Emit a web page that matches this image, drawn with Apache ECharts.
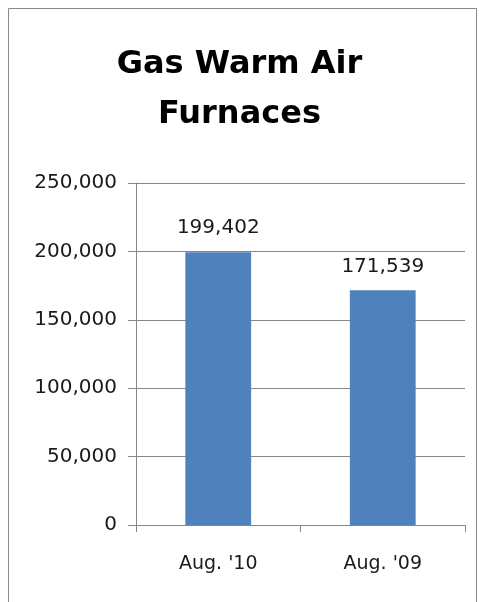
<!DOCTYPE html>
<html>
<head>
<meta charset="utf-8">
<script src="https://cdn.jsdelivr.net/npm/echarts@6/dist/echarts.min.js"></script>
<style>html,body{margin:0;padding:0;background:#fff;}#c{width:479px;height:602px;}</style>
</head>
<body>
<div id="c"></div>
<script>
const titleText = 'Gas Warm Air\nFurnaces';
const categories = ["Aug. '10", "Aug. '09"];
const values = [199402, 171539];
const yTicks = { min: 0, max: 250000, interval: 50000 };

const chart = echarts.init(document.getElementById('c'), null, { renderer: 'canvas' });
const fmt = v => v.toLocaleString('en-US');
const axisColor = '#868686';
const labelFont = 'DejaVu Sans';

chart.setOption({
  animation: false,
  backgroundColor: '#ffffff',
  title: {
    text: titleText,
    left: 'center',
    top: 35,
    textStyle: { fontFamily: 'DejaVu Sans', fontWeight: 'bold', fontSize: 32, lineHeight: 50, color: '#000' }
  },
  graphic: [{
    type: 'rect',
    shape: { x: 8.5, y: 8.5, width: 468, height: 600 },
    style: { fill: 'none', stroke: '#8a8a8a', lineWidth: 1 },
    silent: true
  }],
  grid: { left: 136, right: 14, top: 183, bottom: 77, containLabel: false },
  xAxis: {
    type: 'category',
    data: categories,
    axisLine: { show: true, lineStyle: { color: axisColor, width: 1 } },
    axisTick: { show: true, length: 7, lineStyle: { color: axisColor } },
    axisLabel: { color: '#1a1a1a', fontFamily: labelFont, fontSize: 19, margin: 30 }
  },
  yAxis: {
    type: 'value',
    min: yTicks.min, max: yTicks.max, interval: yTicks.interval,
    axisLine: { show: true, lineStyle: { color: axisColor, width: 1 } },
    axisTick: { show: true, length: 8, lineStyle: { color: axisColor } },
    splitLine: { show: true, lineStyle: { color: axisColor, width: 1 } },
    axisLabel: { color: '#1a1a1a', fontFamily: labelFont, fontSize: 20, margin: 19, formatter: v => fmt(v) }
  },
  series: [{
    type: 'bar',
    data: values,
    barWidth: '40%',
    itemStyle: { color: '#4F81BD' },
    label: {
      show: true, position: 'top', distance: 14,
      color: '#1a1a1a', fontFamily: labelFont, fontSize: 20,
      formatter: p => fmt(p.value)
    }
  }]
});
</script>
</body>
</html>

^^^^^^^^

Short exercise
Write out again exactly the lines from the start of the data above through the line containing "const labelFont = 'DejaVu Sans';", inclusive, excluding any pictures.

Solution for this problem
Emit a web page that matches this image, drawn with Apache ECharts.
<!DOCTYPE html>
<html>
<head>
<meta charset="utf-8">
<script src="https://cdn.jsdelivr.net/npm/echarts@6/dist/echarts.min.js"></script>
<style>html,body{margin:0;padding:0;background:#fff;}#c{width:479px;height:602px;}</style>
</head>
<body>
<div id="c"></div>
<script>
const titleText = 'Gas Warm Air\nFurnaces';
const categories = ["Aug. '10", "Aug. '09"];
const values = [199402, 171539];
const yTicks = { min: 0, max: 250000, interval: 50000 };

const chart = echarts.init(document.getElementById('c'), null, { renderer: 'canvas' });
const fmt = v => v.toLocaleString('en-US');
const axisColor = '#868686';
const labelFont = 'DejaVu Sans';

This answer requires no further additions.